Yesterday, CNN posted an article called the “War on Campus: The Escalating Battle over College Free Speech.” It highlights a number of recent occasions from Auburn University to Middlebury College where protests against conservative speakers have turned violent.
One of my favorite quotes, and one I’ve especially had to remind myself of often during the last few months, is from Evelyn Beatrice Hall (often attributed to Voltaire): “I disapprove of what you say, but I will defend to the death your right to say it.”
There is a reason freedom of speech is our very first amendment in the United States. There is no progress without collective learning or the sharing of ideas and thoughts.
As kids, we all had crazy notions of the world and how it worked. For quite a while I thought all drains went directly into the ocean (even though I lived nowhere near the sea!). Now imagine if the true information had been completely withheld from me. I made up my own ideas of how things worked based on the little bits of information I had—but I needed to be exposed to additional thoughts and information to really begin understanding the systems at play.
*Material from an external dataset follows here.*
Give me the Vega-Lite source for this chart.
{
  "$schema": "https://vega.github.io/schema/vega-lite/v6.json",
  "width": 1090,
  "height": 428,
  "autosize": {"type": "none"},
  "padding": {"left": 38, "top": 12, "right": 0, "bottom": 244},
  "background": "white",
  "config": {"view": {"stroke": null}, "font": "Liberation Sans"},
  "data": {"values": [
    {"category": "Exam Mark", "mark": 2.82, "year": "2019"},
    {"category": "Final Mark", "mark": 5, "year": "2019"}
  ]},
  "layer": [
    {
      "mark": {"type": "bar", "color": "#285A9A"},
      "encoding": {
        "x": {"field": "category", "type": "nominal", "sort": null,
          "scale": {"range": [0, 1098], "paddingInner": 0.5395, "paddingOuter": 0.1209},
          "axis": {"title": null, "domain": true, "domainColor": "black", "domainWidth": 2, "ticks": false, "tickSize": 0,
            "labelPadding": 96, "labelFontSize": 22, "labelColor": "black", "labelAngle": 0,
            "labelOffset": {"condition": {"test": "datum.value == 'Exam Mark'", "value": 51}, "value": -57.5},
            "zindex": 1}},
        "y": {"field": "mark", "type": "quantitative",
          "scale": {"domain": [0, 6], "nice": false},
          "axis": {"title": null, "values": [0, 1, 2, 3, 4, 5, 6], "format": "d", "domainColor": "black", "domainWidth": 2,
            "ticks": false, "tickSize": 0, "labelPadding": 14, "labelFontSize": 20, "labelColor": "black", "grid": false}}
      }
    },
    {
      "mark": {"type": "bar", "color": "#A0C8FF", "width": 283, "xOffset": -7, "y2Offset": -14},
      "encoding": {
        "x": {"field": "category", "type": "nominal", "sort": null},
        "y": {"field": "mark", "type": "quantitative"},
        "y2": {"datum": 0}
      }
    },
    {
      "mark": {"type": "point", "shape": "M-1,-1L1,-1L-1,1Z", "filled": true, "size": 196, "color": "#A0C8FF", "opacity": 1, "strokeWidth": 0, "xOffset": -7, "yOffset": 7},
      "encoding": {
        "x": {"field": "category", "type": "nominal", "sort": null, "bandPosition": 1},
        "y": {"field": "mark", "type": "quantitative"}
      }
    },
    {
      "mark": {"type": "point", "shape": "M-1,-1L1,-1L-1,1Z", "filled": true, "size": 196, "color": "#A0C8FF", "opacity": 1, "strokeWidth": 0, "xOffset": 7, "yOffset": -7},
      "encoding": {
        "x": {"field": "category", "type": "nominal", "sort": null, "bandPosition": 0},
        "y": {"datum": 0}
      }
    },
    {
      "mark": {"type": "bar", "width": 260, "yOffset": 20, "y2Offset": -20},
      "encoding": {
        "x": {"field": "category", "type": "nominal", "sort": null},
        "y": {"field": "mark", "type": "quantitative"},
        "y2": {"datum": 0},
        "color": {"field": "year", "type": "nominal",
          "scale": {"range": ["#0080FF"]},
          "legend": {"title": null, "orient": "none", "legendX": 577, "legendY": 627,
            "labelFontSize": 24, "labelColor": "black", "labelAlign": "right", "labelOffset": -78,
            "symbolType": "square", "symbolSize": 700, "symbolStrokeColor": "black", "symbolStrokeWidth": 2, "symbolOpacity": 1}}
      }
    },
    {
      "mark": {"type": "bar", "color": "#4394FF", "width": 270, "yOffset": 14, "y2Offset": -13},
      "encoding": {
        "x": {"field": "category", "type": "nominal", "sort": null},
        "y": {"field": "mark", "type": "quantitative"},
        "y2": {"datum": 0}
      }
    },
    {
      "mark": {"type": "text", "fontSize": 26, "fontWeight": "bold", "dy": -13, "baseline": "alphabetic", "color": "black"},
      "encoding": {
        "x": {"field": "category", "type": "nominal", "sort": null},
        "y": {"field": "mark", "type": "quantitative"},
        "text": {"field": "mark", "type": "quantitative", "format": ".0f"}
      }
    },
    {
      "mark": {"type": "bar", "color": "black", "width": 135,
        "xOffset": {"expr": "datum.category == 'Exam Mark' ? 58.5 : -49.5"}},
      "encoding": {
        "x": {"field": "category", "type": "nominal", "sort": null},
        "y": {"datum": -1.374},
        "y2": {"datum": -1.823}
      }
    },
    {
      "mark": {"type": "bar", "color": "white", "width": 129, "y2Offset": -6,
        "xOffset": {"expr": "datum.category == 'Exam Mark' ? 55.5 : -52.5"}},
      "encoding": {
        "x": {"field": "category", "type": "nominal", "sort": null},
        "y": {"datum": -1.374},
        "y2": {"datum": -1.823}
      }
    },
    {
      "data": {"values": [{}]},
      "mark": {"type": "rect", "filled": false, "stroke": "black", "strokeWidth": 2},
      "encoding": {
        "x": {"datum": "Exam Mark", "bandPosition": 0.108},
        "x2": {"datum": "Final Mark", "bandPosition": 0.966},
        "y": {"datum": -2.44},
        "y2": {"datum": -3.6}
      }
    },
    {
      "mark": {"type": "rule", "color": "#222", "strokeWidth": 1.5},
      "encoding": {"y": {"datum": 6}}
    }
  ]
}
In a sense, we are all still children. We are all still learning. And we should embrace the ability to be exposed to thoughts and knowledge outside of our own world view.
Listening to people you disagree with is a gift. It not only challenges your own assumptions, but it also gives you insights into how “the other side” thinks about the same topic.
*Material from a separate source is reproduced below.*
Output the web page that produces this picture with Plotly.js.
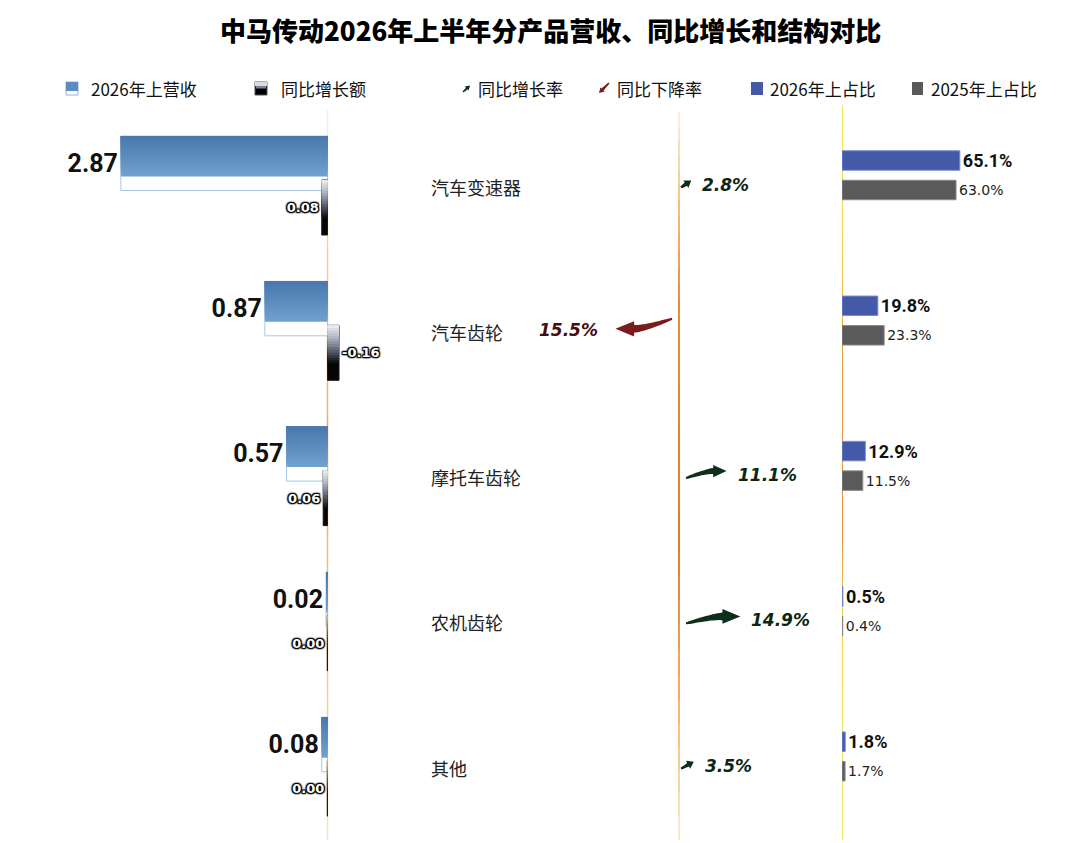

Unlike my drain example above, many topics dominating the headlines are not so easily figured out. Silencing those you disagree with won’t stop their thoughts. And, especially in the case of public figures, it’s quite likely they have supporters who agree with them. By refusing to acknowledge and listen to them, you are doing yourself a severe disservice, as you’ll never be able to have a productive conversation with someone of the opposing viewpoint (and therefore, you’ll find it much harder to actually find common ground and work toward a solution).
Disagree with someone—it’s OK, healthy, and important. But listen to them. You owe it to yourself, and your cause.